The Mbawa-1 well was the first offshore Kenyan gas discovery, and at least it was described as "encouraging". Tullow said that although it was unsuccessful the results would be "vital in evaluating the still significant prospectivity of this block".

Tullow is working on the well with the US-based operator Apache and its Australian partners, Origin Energy and Pancontinental.

After losing 18p on Monday, Tullow fell another 29p yesterday to 1,357p.

Punters donned their tin hats and turned defensive yesterday, leaving the blue chip FTSE 100 down 1.01 points at 5792.19. Safe-haven stocks were in favour, with British American Tobacco up 57.5p to 3,182p, as a cautious feeling swept the City ahead of a German court's ruling on its participation in the planned European bailout today.

Meanwhile, riskier stocks – including most of the mining sector – dived towards the bottom of the benchmark FTSE 100 index with Fresnillo down 49p to 1,707p and Vedanta Resources and Anglo American also tumbling.

Vedanta was also hit by revelations of a scam in India which pushed Goa to impose a temporary ban on mining. The southern state is the country's second-biggest iron ore producer and both Vedanta and its Indian arm, Sesa Goa – which is merging with Sterlite Industries –have been affected by the ban.

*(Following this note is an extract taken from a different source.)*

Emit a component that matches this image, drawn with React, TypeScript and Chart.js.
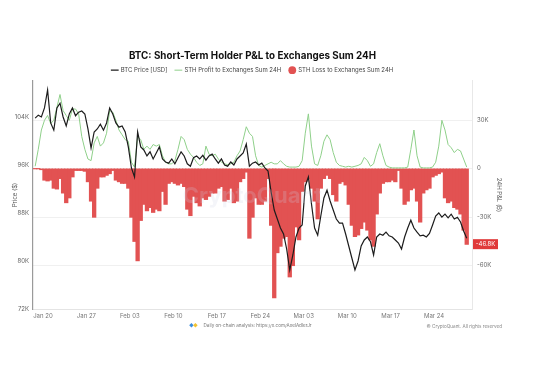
import React, { useEffect, useRef } from 'react';
import { Chart, registerables } from 'chart.js';

Chart.register(...registerables);

// x values are day-of-year 2025 (Jan 1 = 1), one point every 12 hours
const DAY0 = 18.75;
const STEP = 0.5;

// BTC price, thousands of USD
const PRICE_K = [
  103.8, 104.3, 104.0, 105.5, 108.5, 103.0, 101.8, 105.5, 106.3, 104.0,
  102.5, 104.5, 105.5, 104.2, 104.8, 105.0, 104.5, 102.0, 98.8, 101.5,
  102.0, 102.8, 101.8, 103.0, 105.5, 104.5, 103.0, 102.3, 102.5, 101.5,
  99.0, 95.5, 94.0, 101.5, 99.0, 98.5, 97.5, 98.2, 97.0, 98.0,
  99.0, 97.0, 96.5, 96.3, 97.0, 96.2, 97.2, 98.2, 97.5, 96.2,
  95.8, 97.2, 97.5, 97.0, 97.6, 96.8, 97.5, 97.8, 97.0, 96.3,
  97.0, 96.0, 95.8, 96.5, 96.0, 97.0, 97.5, 98.0, 99.5, 95.8,
  96.3, 96.5, 96.0, 96.3, 95.5, 95.0, 91.5, 88.5, 87.0, 85.5,
  84.5, 82.0, 78.5, 81.0, 84.0, 85.5, 86.0, 92.5, 94.0, 89.5,
  85.5, 84.3, 87.5, 90.5, 91.8, 90.0, 88.5, 87.0, 86.3, 86.3,
  84.5, 82.5, 80.5, 78.5, 80.0, 82.5, 83.5, 84.0, 83.2, 81.0,
  84.0, 84.5, 84.3, 84.8, 84.2, 84.0, 83.5, 83.0, 82.0, 84.0,
  85.5, 86.8, 85.5, 84.8, 84.2, 84.3, 84.0, 84.6, 86.0, 87.5,
  88.0, 87.3, 87.8, 87.2, 87.8, 87.0, 87.3, 86.5, 85.0, 83.8,
];

// STH profit to exchanges, thousands of BTC
const PROFIT_K = [
  1.5, 12, 24, 30, 33, 28, 30, 38, 46, 36,
  33, 30, 37, 37, 34, 20, 12, 6, 5, 16,
  20, 14, 16, 22, 36, 35, 30, 24, 21, 18,
  17, 4, 1, 20, 18, 12, 14, 12, 15, 14,
  15, 8, 4, 3, 3, 5, 12, 20, 18, 12,
  9, 7, 4, 2, 3, 14, 9, 8, 9, 6,
  4, 3, 2.5, 3, 4, 8, 11, 18, 26, 22,
  20, 8, 2, 1, 2, 3, 4, 3, 3, 5,
  3, 1.5, 1, 1, 1, 1.5, 5, 22, 34, 14,
  3, 2, 8, 17, 21, 18, 10, 4, 2, 1.5,
  1, 1.5, 1, 1.5, 2, 3, 7, 5, 1.5, 3,
  10, 15.5, 8, 2, 1, 0.5, 0.5, 0.5, 0.5, 0.5,
  1, 12, 24, 8, 1, 0.5, 0.5, 0.5, 1, 4,
  14, 30, 24, 15, 13, 10, 12, 11, 6, 1,
];

// STH loss to exchanges, thousands of BTC (negative)
const LOSS_K = [
  0, 0, -0.5, -7, -7.5, -7, -12, -12.5, -6, -15,
  -21, -18, -5, -1, -1, -1, -1.5, -8, -20, -30,
  -12, -5, -5, -4, -3, -1, -7, -8, -9, -9,
  -12, -30, -45, -57, -32, -22, -26, -24, -27, -25,
  -26, -14, -22, -9, -8, -9, -10, -9, -11, -25,
  -29, -17, -21, -23, -18, -19, -17, -15, -15, -12,
  -11, -20, -19, -12, -21, -20, -8, -6, -2, -43,
  -30, -18, -22, -22, -20, -6, -35, -80, -52, -48,
  -43, -42, -67, -60, -36, -44, -14, -8, -6, -12,
  -20, -31, -12, -6, -4, -6, -16, -20, -9, -8,
  -10, -22, -35, -42, -41, -37, -33, -38, -44, -48,
  -28, -15, -9, -8, -8, -7, -8, -1, -12, -22,
  -20, -13, -12, -20, -33, -15, -13, -12, -5, -4,
  -3, -2, -18, -21, -20, -24, -25, -28, -38, -46.8,
];

const TICK_DAYS = [20, 27, 34, 41, 48, 55, 62, 69, 76, 83];
const TICK_LABELS = ['Jan 20', 'Jan 27', 'Feb 03', 'Feb 10', 'Feb 17', 'Feb 24', 'Mar 03', 'Mar 10', 'Mar 17', 'Mar 24'];
const PRICE_TICKS = [72000, 80000, 88000, 96000, 104000];
const PNL_TICKS = [-60000, -30000, 0, 30000];
const LAST_LOSS_LABEL = '-46.8K';

const TITLE = 'BTC: Short-Term Holder P&L to Exchanges Sum 24H';
const FOOTER_LEFT = 'Daily on-chain analysis: https://x.com/AxelAdlerJr';
const FOOTER_RIGHT = '© CryptoQuant. All rights reserved';
const FONT = 'Inter';

const toPoints = (arr: number[]) => arr.map((v, i) => ({ x: DAY0 + i * STEP, y: v * 1000 }));

const extras = {
  id: 'extras',
  beforeInit(chart: any) {
    const lg = chart.legend;
    if (lg) {
      const fit = lg.fit.bind(lg);
      lg.fit = function () {
        fit();
        this.height = 21.8;
      };
    }
  },
  afterDatasetsDraw(chart: any) {
    const { ctx, chartArea } = chart;
    ctx.save();
    ctx.font = `bold 22px ${FONT}`;
    ctx.fillStyle = 'rgba(205, 210, 228, 0.22)';
    ctx.textAlign = 'center';
    ctx.textBaseline = 'middle';
    ctx.fillText('CryptoQuant', (chartArea.left + chartArea.right) / 2, 196);
    ctx.restore();
  },
  afterDraw(chart: any) {
    const { ctx, chartArea } = chart;
    const y1 = chart.scales.y1;
    ctx.save();
    // last value badge
    const last = LOSS_K[LOSS_K.length - 1] * 1000;
    const py = y1.getPixelForValue(last);
    ctx.fillStyle = '#e03a3a';
    ctx.fillRect(chartArea.right + 1, py - 5, 25, 10);
    ctx.fillStyle = '#ffffff';
    ctx.font = `6px ${FONT}`;
    ctx.textAlign = 'center';
    ctx.textBaseline = 'middle';
    ctx.fillText(LAST_LOSS_LABEL, chartArea.right + 13.5, py + 0.5);
    // footer
    const cx = (chartArea.left + chartArea.right) / 2;
    ctx.font = `4.6px ${FONT}`;
    ctx.fillStyle = '#777';
    ctx.textAlign = 'center';
    ctx.fillText(FOOTER_LEFT, cx + 5, chartArea.bottom + 17);
    ctx.fillStyle = '#3d8fe0';
    ctx.fillText('◆', cx - 61, chartArea.bottom + 17);
    ctx.fillStyle = '#f2c230';
    ctx.fillText('◆', cx - 57, chartArea.bottom + 17);
    ctx.fillStyle = '#888';
    ctx.textAlign = 'right';
    ctx.fillText(FOOTER_RIGHT, 502, chartArea.bottom + 18);
    ctx.restore();
  },
};

export default function App() {
  const ref = useRef<HTMLCanvasElement>(null);

  useEffect(() => {
    const canvas = ref.current;
    if (!canvas) return;
    Chart.defaults.font.family = FONT;
    const chart = new Chart(canvas, {
      type: 'line',
      data: {
        datasets: [
          {
            type: 'line',
            label: 'BTC Price [USD]',
            data: toPoints(PRICE_K),
            yAxisID: 'y',
            borderColor: '#1c1c1c',
            borderWidth: 1.2,
            pointRadius: 0,
            pointStyle: 'line',
            tension: 0,
            order: 0,
          },
          {
            type: 'line',
            label: 'STH Profit to Exchanges Sum 24H',
            data: toPoints(PROFIT_K),
            yAxisID: 'y1',
            borderColor: '#8fd08a',
            borderWidth: 1,
            pointRadius: 0,
            pointStyle: 'line',
            tension: 0,
            order: 1,
          },
          {
            type: 'bar',
            label: 'STH Loss to Exchanges Sum 24H',
            data: toPoints(LOSS_K),
            yAxisID: 'y1',
            backgroundColor: '#e25252',
            borderWidth: 0,
            inflateAmount: 0.6,
            barPercentage: 1,
            categoryPercentage: 1,
            order: 2,
          },
        ] as any,
      },
      options: {
        responsive: false,
        animation: false,
        devicePixelRatio: 1,
        layout: { padding: { top: 0, left: 0, right: 0, bottom: 36 } },
        plugins: {
          title: {
            display: true,
            text: TITLE,
            fullSize: false,
            color: '#111',
            font: { size: 9.8, weight: 'bold' },
            padding: { top: 50, bottom: -2.6 },
          },
          legend: {
            display: true,
            position: 'top',
            fullSize: false,
            labels: {
              usePointStyle: true,
              boxHeight: 5.5,
              padding: 8,
              color: '#444',
              font: { size: 6 },
            },
          },
          tooltip: { enabled: false },
        },
        scales: {
          x: {
            type: 'linear',
            min: 18.4,
            max: 89.1,
            offset: false,
            grid: { display: false, drawTicks: false },
            border: { display: true, color: '#e4e4e4' },
            ticks: {
              padding: 4,
              color: '#777',
              font: { size: 6 },
              maxRotation: 0,
              autoSkip: false,
              callback: (_v: any, i: number) => TICK_LABELS[i],
            },
            afterBuildTicks: (s: any) => {
              s.ticks = TICK_DAYS.map((v) => ({ value: v }));
            },
            afterFit: (s: any) => {
              s.height = 20;
            },
          },
          y: {
            type: 'linear',
            position: 'left',
            min: 72000,
            max: 110000,
            grid: { display: false, drawTicks: false },
            border: { display: true, color: '#9a9a9a', width: 1.2 },
            ticks: {
              padding: 4,
              color: '#666',
              font: { size: 6 },
              callback: (v: any) => `${Number(v) / 1000}K`,
            },
            title: {
              display: true,
              text: 'Price ($)',
              color: '#555',
              font: { size: 6 },
              padding: { top: 11.4, bottom: 0 },
            },
            afterBuildTicks: (s: any) => {
              s.ticks = PRICE_TICKS.map((v) => ({ value: v }));
            },
            afterFit: (s: any) => {
              s.width = 33;
            },
          },
          y1: {
            type: 'linear',
            position: 'right',
            min: -87000,
            max: 54400,
            grid: { display: true, drawTicks: false, color: '#f0f0f0' },
            border: { display: true, color: '#e8e8e8' },
            ticks: {
              padding: 5,
              color: '#666',
              font: { size: 6 },
              callback: (v: any) => (Number(v) === 0 ? '0' : `${Number(v) / 1000}K`),
            },
            title: {
              display: true,
              text: '24H P&L (₿)',
              color: '#555',
              font: { size: 6 },
              padding: { top: 36.4, bottom: 0 },
            },
            afterBuildTicks: (s: any) => {
              s.ticks = PNL_TICKS.map((v) => ({ value: v }));
            },
            afterFit: (s: any) => {
              s.width = 67;
            },
          },
        },
      } as any,
      plugins: [extras as any],
    });
    return () => chart.destroy();
  }, []);

  return (
    <div style={{ position: 'fixed', left: 0, top: 0, width: 539, height: 365, background: '#fff' }}>
      <canvas ref={ref} width={539} height={365} style={{ display: 'block', width: 539, height: 365 }} />
    </div>
  );
}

Vedanta lost 24.5p to 978.5p but experts do not expect Goa's move to have a long-term impact on the miner.

Anglo American, down 46.5p at 1,955p, meanwhile received a downgrade. Analysts at JPMorgan said Anglo's valuation still did not "adequately reflect the various risks the company faces" and they cut their price target to 1,750p from 1,900p.

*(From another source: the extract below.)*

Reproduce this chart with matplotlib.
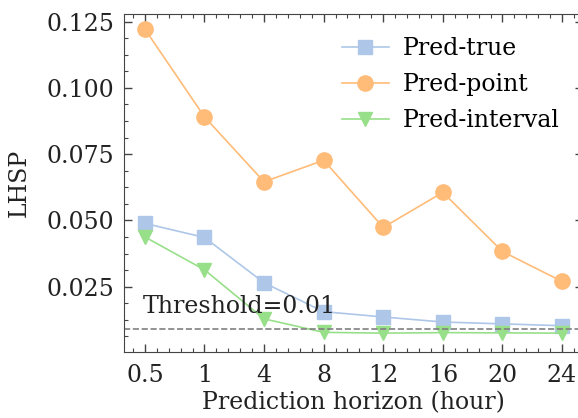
import matplotlib
matplotlib.use("Agg")
import matplotlib.pyplot as plt
from matplotlib.ticker import AutoMinorLocator

horizons = ["0.5", "1", "4", "8", "12", "16", "20", "24"]
pred_true = [0.0489, 0.0436, 0.0265, 0.0156, 0.0136, 0.0117, 0.0110, 0.0103]
pred_point = [0.1222, 0.0891, 0.0646, 0.0727, 0.0474, 0.0606, 0.0383, 0.0270]
pred_interval = [0.0438, 0.0314, 0.0129, 0.0078, 0.0075, 0.0077, 0.0076, 0.0075]
threshold = 0.009

plt.rcParams['font.family'] = 'DejaVu Serif'
plt.rcParams['mathtext.fontset'] = 'dejavuserif'
fs = 17

fig = plt.figure(figsize=(5.78, 4.18), dpi=100)
ax = fig.add_axes([0.2145, 0.1586, 0.794, 0.808])

x = range(len(horizons))
ax.plot(x, pred_true, marker='s', color='#aec7e8', lw=1.2, ms=10, label='Pred-true')
ax.plot(x, pred_point, marker='o', color='#ffbb78', lw=1.2, ms=11, label='Pred-point')
ax.plot(x, pred_interval, marker='v', color='#98df8a', lw=1.2, ms=10, label='Pred-interval')
ax.axhline(threshold, color='gray', ls='--', lw=1.2)
ax.text(-0.03, 0.0152, 'Threshold=0.01', fontsize=fs, color='#222222')

ax.set_xticks(list(x))
ax.set_xticklabels(horizons)
ax.set_xlim(-0.35, 7.35)
ax.set_ylim(0.0005, 0.1279)
ax.set_yticks([0.025, 0.050, 0.075, 0.100, 0.125])
ax.set_yticklabels(['0.025', '0.050', '0.075', '0.100', '0.125'])
ax.xaxis.set_minor_locator(AutoMinorLocator(5))
ax.yaxis.set_minor_locator(AutoMinorLocator(4))
ax.tick_params(which='both', direction='in', top=True, right=True, colors='#444444', labelcolor='#222222', labelsize=fs)
ax.tick_params(which='major', length=6, width=1)
ax.tick_params(axis='x', which='major', pad=9)
ax.tick_params(axis='y', which='major', pad=7)
ax.tick_params(which='minor', length=3, width=0.8)
for s in ax.spines.values():
    s.set_color('#444444')

ax.set_xlabel('Prediction horizon (hour)', fontsize=fs, color='#222222', labelpad=3)
ax.set_ylabel('LHSP', fontsize=fs, color='#222222', labelpad=11)
ax.legend(loc='upper right', frameon=False, fontsize=fs, bbox_to_anchor=(0.996, 0.995),
          handletextpad=0.6, labelspacing=0.55)

fig.savefig('out.png', dpi=100)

Over on the FTSE 250 the South African platinum miner Lonmin lost 8p to 611p as its workers strike continued to rumble on. Fears are mounting that unrest will continue to spread across South Africa's mining sector.

Royal Bank of Scotland topped the leaderboard, up 11.7p to 264.7p. Scribes at JP Morgan said they would retain their neutral stance on the shares but added that at current levels there was "better value in RBS than Lloyds".

The software giant Sage edged up 1.4p to 305.8p. On Monday analysts at Galvan Research issued a buy rating following renewed M&A rumours. Andrew Gibson at Galvan said there was "the distinct possibility that Sage could be a target of German sector peer SAP". Some traders speculated that private equity players might also take a look.

The handbags and gladrags at Burberry haven't tempted enough shoppers to part with their cash. The luxury fashion group found itself at the bottom of the FTSE 100, down more than 20 per cent, losing 287p to 1,088p, after a profits warning. The fall prompted some traders to start bottom-fishing and buy the shares.

The revelation of slowing sales growth also tarnished luxury peers in Europe. French giant LVMH, the parent of Louis Vuitton, lost 3.36 per cent and the Gucci owner PPR Group was down more than 2 per cent.

Today's FTSE 100 quarterly reshuffle is likely to see the broker Icap leaving and the energy services company John Wood Group will rejoin after a year's break. The final sign-off of who joins and who leaves will be confirmed at the end of trading today.

Among the small caps Anglesey Mining shot up 1p to 9p. It was revealed that its chief executive, Bill Hooley, demonstrated his confidence by buying 100,000 shares in the company. He now holds 200,000 shares.